Task description: Extract the text of every entry below exactly; leave images out.

Data for the task:

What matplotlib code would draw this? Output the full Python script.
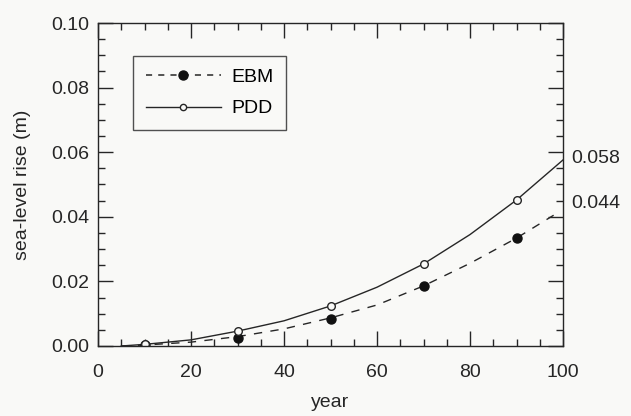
import numpy as np
import matplotlib.pyplot as plt
from matplotlib.ticker import MultipleLocator

plt.rcParams['font.family'] = ['Liberation Sans', 'DejaVu Sans']

# curves (sea-level rise in m)
pdd_years = [5, 10, 20, 30, 40, 50, 60, 70, 80, 90, 100]
pdd_curve = [0.0, 0.0005, 0.0019, 0.0046, 0.0078, 0.0124, 0.0182, 0.0254, 0.0345, 0.0452, 0.0576]
ebm_years = [5, 10, 20, 30, 40, 50, 60, 70, 80, 90, 98]
ebm_curve = [0.0, 0.0003, 0.0012, 0.0029, 0.0053, 0.0087, 0.0127, 0.0186, 0.0256, 0.0334, 0.0405]

# model points
pt_years = [10, 30, 50, 70, 90]
pdd_pts = [0.0005, 0.0046, 0.0124, 0.0254, 0.0452]
ebm_pts = [0.0003, 0.0025, 0.0084, 0.0186, 0.0334]

end_labels = ['0.058', '0.044']
end_values = [0.058, 0.044]

bg = '#f9f9f7'
ink = '#262626'
fs = 14

fig = plt.figure(figsize=(6.31, 4.16), dpi=100, facecolor=bg)
ax = fig.add_axes([98/631, 70/416, 465/631, 323/416], facecolor=bg)

ax.plot(ebm_years, ebm_curve, color=ink, lw=1.0, ls=(0, (6, 6)))
ax.plot(pdd_years, pdd_curve, color=ink, lw=1.0)
ax.plot(pt_years, ebm_pts, 'o', color='#111111', ms=6.5)
ax.plot(pt_years, pdd_pts, 'o', mfc=bg, mec=ink, mew=1.0, ms=5.5)

# legend proxies
ebm_h, = ax.plot([], [], color=ink, lw=1.1, ls=(0, (4, 4)), marker='o', ms=6.5, mfc='#111111', mec='#111111')
pdd_h, = ax.plot([], [], color=ink, lw=1.0, marker='o', ms=4.5, mfc=bg, mec=ink)
leg = ax.legend([ebm_h, pdd_h], ['EBM', 'PDD'], loc='upper left', bbox_to_anchor=(0.075, 0.898),
                fontsize=fs, frameon=True, fancybox=False, edgecolor=ink,
                handlelength=3.9, borderpad=0.65, labelspacing=0.7, handletextpad=0.5,
                borderaxespad=0)
leg.get_frame().set_facecolor(bg)
leg.get_frame().set_linewidth(1.0)

ax.set_xlim(0, 100)
ax.set_ylim(0, 0.10)
ax.xaxis.set_major_locator(MultipleLocator(20))
ax.xaxis.set_minor_locator(MultipleLocator(5))
ax.yaxis.set_major_locator(MultipleLocator(0.02))
ax.yaxis.set_minor_locator(MultipleLocator(0.005))
ax.set_yticklabels(['%.2f' % v for v in ax.get_yticks()])
ax.set_xticklabels(['%d' % v for v in ax.get_xticks()])
ax.tick_params(which='both', direction='in', top=True, right=True, colors=ink,
               labelsize=fs, width=1.0)
ax.tick_params(which='major', length=10.5)
ax.tick_params(which='minor', length=5)
ax.tick_params(axis='x', pad=13)
ax.tick_params(axis='y', pad=6)
for s in ax.spines.values():
    s.set_color(ink)
    s.set_linewidth(1.0)

for lab, v in zip(end_labels, end_values):
    ax.annotate(lab, xy=(100, v), xytext=(6, 0), textcoords='offset points',
                va='center', ha='left', fontsize=fs, color=ink, annotation_clip=False)

ax.set_xlabel('year', fontsize=fs, color=ink, labelpad=9)
ax.set_ylabel('sea-level rise (m)', fontsize=fs, color=ink, labelpad=15)

fig.savefig('out.png', dpi=100, facecolor=bg)
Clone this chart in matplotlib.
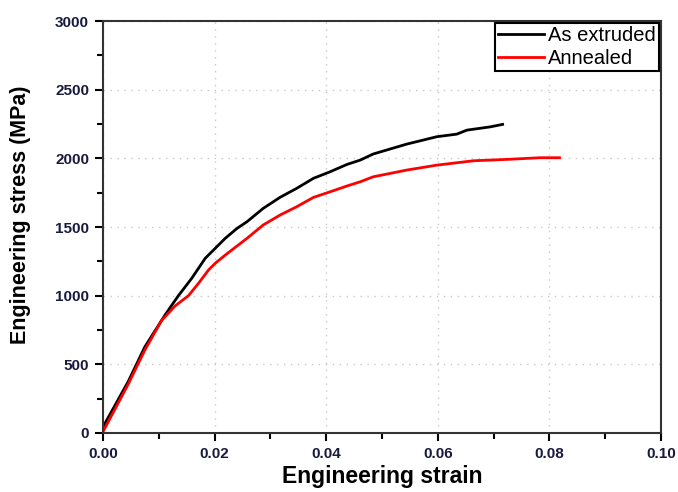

Task solution:
What matplotlib code would draw this? Output the full Python script.
import numpy as np
import matplotlib.pyplot as plt
from matplotlib.ticker import MultipleLocator

plt.rcParams['font.family'] = ['Liberation Sans', 'DejaVu Sans']

# curves (sea-level rise in m)
pdd_years = [5, 10, 20, 30, 40, 50, 60, 70, 80, 90, 100]
pdd_curve = [0.0, 0.0005, 0.0019, 0.0046, 0.0078, 0.0124, 0.0182, 0.0254, 0.0345, 0.0452, 0.0576]
ebm_years = [5, 10, 20, 30, 40, 50, 60, 70, 80, 90, 98]
ebm_curve = [0.0, 0.0003, 0.0012, 0.0029, 0.0053, 0.0087, 0.0127, 0.0186, 0.0256, 0.0334, 0.0405]

# model points
pt_years = [10, 30, 50, 70, 90]
pdd_pts = [0.0005, 0.0046, 0.0124, 0.0254, 0.0452]
ebm_pts = [0.0003, 0.0025, 0.0084, 0.0186, 0.0334]

end_labels = ['0.058', '0.044']
end_values = [0.058, 0.044]

bg = '#f9f9f7'
ink = '#262626'
fs = 14

fig = plt.figure(figsize=(6.31, 4.16), dpi=100, facecolor=bg)
ax = fig.add_axes([98/631, 70/416, 465/631, 323/416], facecolor=bg)

ax.plot(ebm_years, ebm_curve, color=ink, lw=1.0, ls=(0, (6, 6)))
ax.plot(pdd_years, pdd_curve, color=ink, lw=1.0)
ax.plot(pt_years, ebm_pts, 'o', color='#111111', ms=6.5)
ax.plot(pt_years, pdd_pts, 'o', mfc=bg, mec=ink, mew=1.0, ms=5.5)

# legend proxies
ebm_h, = ax.plot([], [], color=ink, lw=1.1, ls=(0, (4, 4)), marker='o', ms=6.5, mfc='#111111', mec='#111111')
pdd_h, = ax.plot([], [], color=ink, lw=1.0, marker='o', ms=4.5, mfc=bg, mec=ink)
leg = ax.legend([ebm_h, pdd_h], ['EBM', 'PDD'], loc='upper left', bbox_to_anchor=(0.075, 0.898),
                fontsize=fs, frameon=True, fancybox=False, edgecolor=ink,
                handlelength=3.9, borderpad=0.65, labelspacing=0.7, handletextpad=0.5,
                borderaxespad=0)
leg.get_frame().set_facecolor(bg)
leg.get_frame().set_linewidth(1.0)

ax.set_xlim(0, 100)
ax.set_ylim(0, 0.10)
ax.xaxis.set_major_locator(MultipleLocator(20))
ax.xaxis.set_minor_locator(MultipleLocator(5))
ax.yaxis.set_major_locator(MultipleLocator(0.02))
ax.yaxis.set_minor_locator(MultipleLocator(0.005))
ax.set_yticklabels(['%.2f' % v for v in ax.get_yticks()])
ax.set_xticklabels(['%d' % v for v in ax.get_xticks()])
ax.tick_params(which='both', direction='in', top=True, right=True, colors=ink,
               labelsize=fs, width=1.0)
ax.tick_params(which='major', length=10.5)
ax.tick_params(which='minor', length=5)
ax.tick_params(axis='x', pad=13)
ax.tick_params(axis='y', pad=6)
for s in ax.spines.values():
    s.set_color(ink)
    s.set_linewidth(1.0)

for lab, v in zip(end_labels, end_values):
    ax.annotate(lab, xy=(100, v), xytext=(6, 0), textcoords='offset points',
                va='center', ha='left', fontsize=fs, color=ink, annotation_clip=False)

ax.set_xlabel('year', fontsize=fs, color=ink, labelpad=9)
ax.set_ylabel('sea-level rise (m)', fontsize=fs, color=ink, labelpad=15)

fig.savefig('out.png', dpi=100, facecolor=bg)
Clone this chart in matplotlib.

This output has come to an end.